Not sure whether it makes me a bit of a dozy article but I’ve never even considered what the song might be about until now.  The fact it is about a mother telling a son that his father isn’t really his father and that he should just be happy to be alive, never occurred to me for a second.  The fact that the chorus is not an affirmation of life at all, but a sarcastic ‘oh great, I’m alive, whoopee’ (I paraphrase) had never occurred to me for a nanosecond**.  Like I said, dozy.

The B-sides show why this is the only Pearl Jam record I own^, apart from the 7″ of Spin The Black Circle.  Not that there’s anything at all wrong with ‘Once’, or ‘Wash’, it’s just … well, I’m not sure.  I can hear shades of the Chili Peppers on ‘Wash’ and apart from the atmospheric start, ‘Once’ ends up taking a sharp left turn onto Samey Street too.  Pearl Jam, with a few very notable exceptions, ‘Yellow Ledbetter’, ‘Better Man’ and about four tracks off their Lost Dogs album, bore me.  I couldn’t tell you why, I like a lot of what I know about how they conduct themselves and their politics and ideals.  I like the way they make so many of their concerts available to fans and that they vary their live sets so much.  My dad loves them, owns all the albums, wears a Binaural tour T-shirt and goes to see them when he can.  I know they mean a lot to a lot of people but I have just never managed to like them myself and I have actively tried.
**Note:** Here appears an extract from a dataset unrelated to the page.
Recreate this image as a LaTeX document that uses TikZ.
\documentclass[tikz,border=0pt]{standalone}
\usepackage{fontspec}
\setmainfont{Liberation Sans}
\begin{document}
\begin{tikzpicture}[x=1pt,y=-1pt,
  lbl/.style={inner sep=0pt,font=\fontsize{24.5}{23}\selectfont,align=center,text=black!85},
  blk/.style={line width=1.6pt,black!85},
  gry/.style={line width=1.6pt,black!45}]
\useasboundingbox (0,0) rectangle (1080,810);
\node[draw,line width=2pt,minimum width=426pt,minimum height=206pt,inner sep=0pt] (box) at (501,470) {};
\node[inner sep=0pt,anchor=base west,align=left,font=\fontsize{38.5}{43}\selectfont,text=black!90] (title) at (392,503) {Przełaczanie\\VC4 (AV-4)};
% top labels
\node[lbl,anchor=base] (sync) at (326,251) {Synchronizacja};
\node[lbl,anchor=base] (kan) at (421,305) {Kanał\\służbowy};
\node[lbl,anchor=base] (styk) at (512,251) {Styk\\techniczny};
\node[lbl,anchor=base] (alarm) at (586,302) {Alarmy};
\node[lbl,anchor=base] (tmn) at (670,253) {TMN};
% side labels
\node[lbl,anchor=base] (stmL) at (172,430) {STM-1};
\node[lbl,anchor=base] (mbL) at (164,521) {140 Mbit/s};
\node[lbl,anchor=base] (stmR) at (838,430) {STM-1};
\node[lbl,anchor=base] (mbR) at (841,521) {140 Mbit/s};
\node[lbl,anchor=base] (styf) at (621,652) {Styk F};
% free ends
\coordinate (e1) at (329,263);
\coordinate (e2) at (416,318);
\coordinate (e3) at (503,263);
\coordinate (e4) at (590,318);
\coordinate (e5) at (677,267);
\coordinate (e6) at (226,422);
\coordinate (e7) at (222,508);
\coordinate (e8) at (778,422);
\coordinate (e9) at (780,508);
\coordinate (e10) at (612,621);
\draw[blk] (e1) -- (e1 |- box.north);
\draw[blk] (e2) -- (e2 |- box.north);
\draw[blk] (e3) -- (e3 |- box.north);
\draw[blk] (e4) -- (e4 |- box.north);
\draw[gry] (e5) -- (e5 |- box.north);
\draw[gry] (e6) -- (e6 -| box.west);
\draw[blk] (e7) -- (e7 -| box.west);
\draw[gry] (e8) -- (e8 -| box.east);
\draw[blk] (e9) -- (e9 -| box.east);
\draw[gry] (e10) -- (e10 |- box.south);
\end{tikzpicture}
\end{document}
When I saw them on 27 February 1992 in Bradford Queens Hall they were good and energetic, Eddie Vedder climbed up onto the balcony rail and ran around it  – high-fiving most of the fans along that row, including your humble correspondent, they covered The Who’s ‘Baba O’ Riley’ and Joy Division’s ‘Interzone’, but for me the performance was better than the songs.  All except ‘Alive’, which was magnificent.  There were waves of crowd surfers and stage divers one of whom asked the band to play ‘Alive’ again, to which Vedder replied, ‘we’re not a fucking jukebox!’ – which I thought was exactly the right answer.

387 Down.

*you know the fellas, they drive longboats, play death metal, fond of a good fight and have a bit of a thing against monks.  Yeah, them.

**Eddie Vedder said that the way that audiences reacted to this song did end up turning it into an affirmation for him eventually.

^I’m counting Mirrorball as a Neil Young LP, for the sake of not disproving my own argument.  I am the law.